**What to work on**
Quote the data below in full, minus the images.

--- Material ---

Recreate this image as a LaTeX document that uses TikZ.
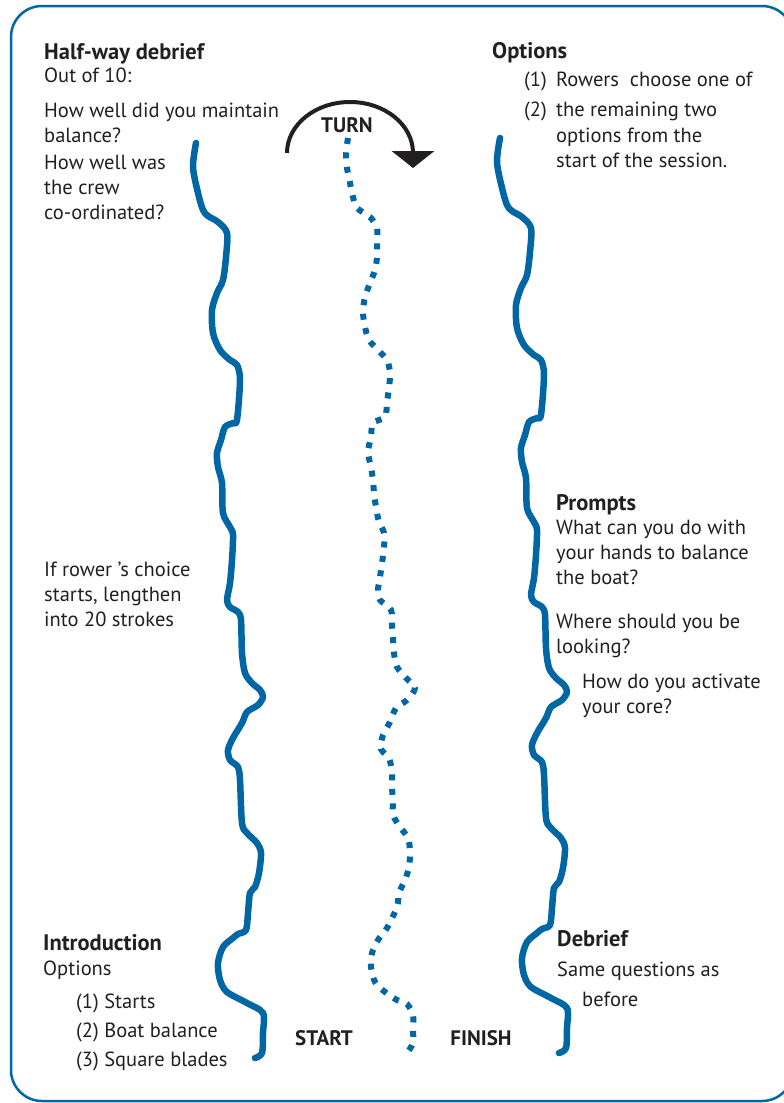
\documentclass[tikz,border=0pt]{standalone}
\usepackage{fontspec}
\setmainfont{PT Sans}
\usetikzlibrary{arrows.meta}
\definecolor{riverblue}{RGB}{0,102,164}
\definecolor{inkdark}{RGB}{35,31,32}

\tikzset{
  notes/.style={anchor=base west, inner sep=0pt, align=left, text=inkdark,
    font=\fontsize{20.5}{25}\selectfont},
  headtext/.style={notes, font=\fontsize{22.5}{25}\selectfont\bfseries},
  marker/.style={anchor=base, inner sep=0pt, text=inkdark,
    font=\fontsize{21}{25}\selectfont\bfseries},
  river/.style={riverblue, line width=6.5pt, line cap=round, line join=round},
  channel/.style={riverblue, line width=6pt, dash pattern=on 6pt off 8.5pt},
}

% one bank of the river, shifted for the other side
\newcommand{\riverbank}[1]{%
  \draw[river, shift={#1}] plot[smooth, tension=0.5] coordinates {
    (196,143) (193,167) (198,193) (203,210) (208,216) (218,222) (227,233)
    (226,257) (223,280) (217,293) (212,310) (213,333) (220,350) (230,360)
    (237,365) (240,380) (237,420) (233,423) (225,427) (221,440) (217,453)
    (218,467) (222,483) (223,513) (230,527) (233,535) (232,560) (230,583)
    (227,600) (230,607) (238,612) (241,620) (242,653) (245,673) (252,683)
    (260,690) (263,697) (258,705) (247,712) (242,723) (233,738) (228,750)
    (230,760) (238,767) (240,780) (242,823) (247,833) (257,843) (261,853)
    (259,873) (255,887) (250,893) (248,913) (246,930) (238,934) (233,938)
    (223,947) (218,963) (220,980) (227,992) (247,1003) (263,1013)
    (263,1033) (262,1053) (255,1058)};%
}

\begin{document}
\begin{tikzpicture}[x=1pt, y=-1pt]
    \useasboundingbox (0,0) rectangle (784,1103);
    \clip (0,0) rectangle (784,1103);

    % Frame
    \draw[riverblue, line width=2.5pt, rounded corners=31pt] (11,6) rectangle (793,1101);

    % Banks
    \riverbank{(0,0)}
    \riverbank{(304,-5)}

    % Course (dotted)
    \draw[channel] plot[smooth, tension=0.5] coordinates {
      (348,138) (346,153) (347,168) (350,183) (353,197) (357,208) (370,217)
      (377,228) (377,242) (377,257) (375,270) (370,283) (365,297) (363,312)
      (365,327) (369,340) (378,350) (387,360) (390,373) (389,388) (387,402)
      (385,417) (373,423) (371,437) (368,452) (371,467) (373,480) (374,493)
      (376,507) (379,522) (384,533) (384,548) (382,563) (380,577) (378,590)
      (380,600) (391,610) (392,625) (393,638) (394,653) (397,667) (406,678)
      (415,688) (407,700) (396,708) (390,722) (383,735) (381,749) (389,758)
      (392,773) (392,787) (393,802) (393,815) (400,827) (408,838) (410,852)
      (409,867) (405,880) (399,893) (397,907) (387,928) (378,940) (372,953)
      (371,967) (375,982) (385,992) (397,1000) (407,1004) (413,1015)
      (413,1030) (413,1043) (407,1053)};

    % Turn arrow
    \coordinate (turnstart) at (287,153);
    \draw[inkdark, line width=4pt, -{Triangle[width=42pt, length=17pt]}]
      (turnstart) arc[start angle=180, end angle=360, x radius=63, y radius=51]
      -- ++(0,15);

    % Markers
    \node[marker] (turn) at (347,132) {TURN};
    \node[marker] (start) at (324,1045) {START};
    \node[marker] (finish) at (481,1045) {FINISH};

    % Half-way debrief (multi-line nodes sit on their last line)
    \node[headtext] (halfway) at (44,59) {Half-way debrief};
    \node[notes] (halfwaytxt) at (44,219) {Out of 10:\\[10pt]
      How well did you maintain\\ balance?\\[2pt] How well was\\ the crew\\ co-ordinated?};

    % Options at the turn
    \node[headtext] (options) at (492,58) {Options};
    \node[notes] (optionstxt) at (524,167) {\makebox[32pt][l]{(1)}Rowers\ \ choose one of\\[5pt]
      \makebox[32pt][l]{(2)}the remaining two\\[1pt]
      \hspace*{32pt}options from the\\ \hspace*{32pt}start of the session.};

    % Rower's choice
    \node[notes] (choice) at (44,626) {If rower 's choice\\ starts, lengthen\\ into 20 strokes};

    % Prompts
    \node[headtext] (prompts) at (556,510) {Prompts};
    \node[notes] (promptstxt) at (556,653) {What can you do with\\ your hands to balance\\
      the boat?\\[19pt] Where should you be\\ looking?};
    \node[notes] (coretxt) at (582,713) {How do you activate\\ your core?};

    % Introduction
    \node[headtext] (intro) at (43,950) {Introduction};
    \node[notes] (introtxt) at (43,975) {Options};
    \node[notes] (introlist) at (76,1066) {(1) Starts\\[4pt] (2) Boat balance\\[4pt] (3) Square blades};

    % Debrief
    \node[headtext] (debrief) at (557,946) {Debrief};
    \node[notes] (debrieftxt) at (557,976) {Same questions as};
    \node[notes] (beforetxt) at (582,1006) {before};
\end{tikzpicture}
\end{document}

---

**Answer to this problem**
Recreate this image as a LaTeX document that uses TikZ.
\documentclass[tikz,border=0pt]{standalone}
\usepackage{fontspec}
\setmainfont{PT Sans}
\usetikzlibrary{arrows.meta}
\definecolor{riverblue}{RGB}{0,102,164}
\definecolor{inkdark}{RGB}{35,31,32}

\tikzset{
  notes/.style={anchor=base west, inner sep=0pt, align=left, text=inkdark,
    font=\fontsize{20.5}{25}\selectfont},
  headtext/.style={notes, font=\fontsize{22.5}{25}\selectfont\bfseries},
  marker/.style={anchor=base, inner sep=0pt, text=inkdark,
    font=\fontsize{21}{25}\selectfont\bfseries},
  river/.style={riverblue, line width=6.5pt, line cap=round, line join=round},
  channel/.style={riverblue, line width=6pt, dash pattern=on 6pt off 8.5pt},
}

% one bank of the river, shifted for the other side
\newcommand{\riverbank}[1]{%
  \draw[river, shift={#1}] plot[smooth, tension=0.5] coordinates {
    (196,143) (193,167) (198,193) (203,210) (208,216) (218,222) (227,233)
    (226,257) (223,280) (217,293) (212,310) (213,333) (220,350) (230,360)
    (237,365) (240,380) (237,420) (233,423) (225,427) (221,440) (217,453)
    (218,467) (222,483) (223,513) (230,527) (233,535) (232,560) (230,583)
    (227,600) (230,607) (238,612) (241,620) (242,653) (245,673) (252,683)
    (260,690) (263,697) (258,705) (247,712) (242,723) (233,738) (228,750)
    (230,760) (238,767) (240,780) (242,823) (247,833) (257,843) (261,853)
    (259,873) (255,887) (250,893) (248,913) (246,930) (238,934) (233,938)
    (223,947) (218,963) (220,980) (227,992) (247,1003) (263,1013)
    (263,1033) (262,1053) (255,1058)};%
}

\begin{document}
\begin{tikzpicture}[x=1pt, y=-1pt]
    \useasboundingbox (0,0) rectangle (784,1103);
    \clip (0,0) rectangle (784,1103);

    % Frame
    \draw[riverblue, line width=2.5pt, rounded corners=31pt] (11,6) rectangle (793,1101);

    % Banks
    \riverbank{(0,0)}
    \riverbank{(304,-5)}

    % Course (dotted)
    \draw[channel] plot[smooth, tension=0.5] coordinates {
      (348,138) (346,153) (347,168) (350,183) (353,197) (357,208) (370,217)
      (377,228) (377,242) (377,257) (375,270) (370,283) (365,297) (363,312)
      (365,327) (369,340) (378,350) (387,360) (390,373) (389,388) (387,402)
      (385,417) (373,423) (371,437) (368,452) (371,467) (373,480) (374,493)
      (376,507) (379,522) (384,533) (384,548) (382,563) (380,577) (378,590)
      (380,600) (391,610) (392,625) (393,638) (394,653) (397,667) (406,678)
      (415,688) (407,700) (396,708) (390,722) (383,735) (381,749) (389,758)
      (392,773) (392,787) (393,802) (393,815) (400,827) (408,838) (410,852)
      (409,867) (405,880) (399,893) (397,907) (387,928) (378,940) (372,953)
      (371,967) (375,982) (385,992) (397,1000) (407,1004) (413,1015)
      (413,1030) (413,1043) (407,1053)};

    % Turn arrow
    \coordinate (turnstart) at (287,153);
    \draw[inkdark, line width=4pt, -{Triangle[width=42pt, length=17pt]}]
      (turnstart) arc[start angle=180, end angle=360, x radius=63, y radius=51]
      -- ++(0,15);

    % Markers
    \node[marker] (turn) at (347,132) {TURN};
    \node[marker] (start) at (324,1045) {START};
    \node[marker] (finish) at (481,1045) {FINISH};

    % Half-way debrief (multi-line nodes sit on their last line)
    \node[headtext] (halfway) at (44,59) {Half-way debrief};
    \node[notes] (halfwaytxt) at (44,219) {Out of 10:\\[10pt]
      How well did you maintain\\ balance?\\[2pt] How well was\\ the crew\\ co-ordinated?};

    % Options at the turn
    \node[headtext] (options) at (492,58) {Options};
    \node[notes] (optionstxt) at (524,167) {\makebox[32pt][l]{(1)}Rowers\ \ choose one of\\[5pt]
      \makebox[32pt][l]{(2)}the remaining two\\[1pt]
      \hspace*{32pt}options from the\\ \hspace*{32pt}start of the session.};

    % Rower's choice
    \node[notes] (choice) at (44,626) {If rower 's choice\\ starts, lengthen\\ into 20 strokes};

    % Prompts
    \node[headtext] (prompts) at (556,510) {Prompts};
    \node[notes] (promptstxt) at (556,653) {What can you do with\\ your hands to balance\\
      the boat?\\[19pt] Where should you be\\ looking?};
    \node[notes] (coretxt) at (582,713) {How do you activate\\ your core?};

    % Introduction
    \node[headtext] (intro) at (43,950) {Introduction};
    \node[notes] (introtxt) at (43,975) {Options};
    \node[notes] (introlist) at (76,1066) {(1) Starts\\[4pt] (2) Boat balance\\[4pt] (3) Square blades};

    % Debrief
    \node[headtext] (debrief) at (557,946) {Debrief};
    \node[notes] (debrieftxt) at (557,976) {Same questions as};
    \node[notes] (beforetxt) at (582,1006) {before};
\end{tikzpicture}
\end{document}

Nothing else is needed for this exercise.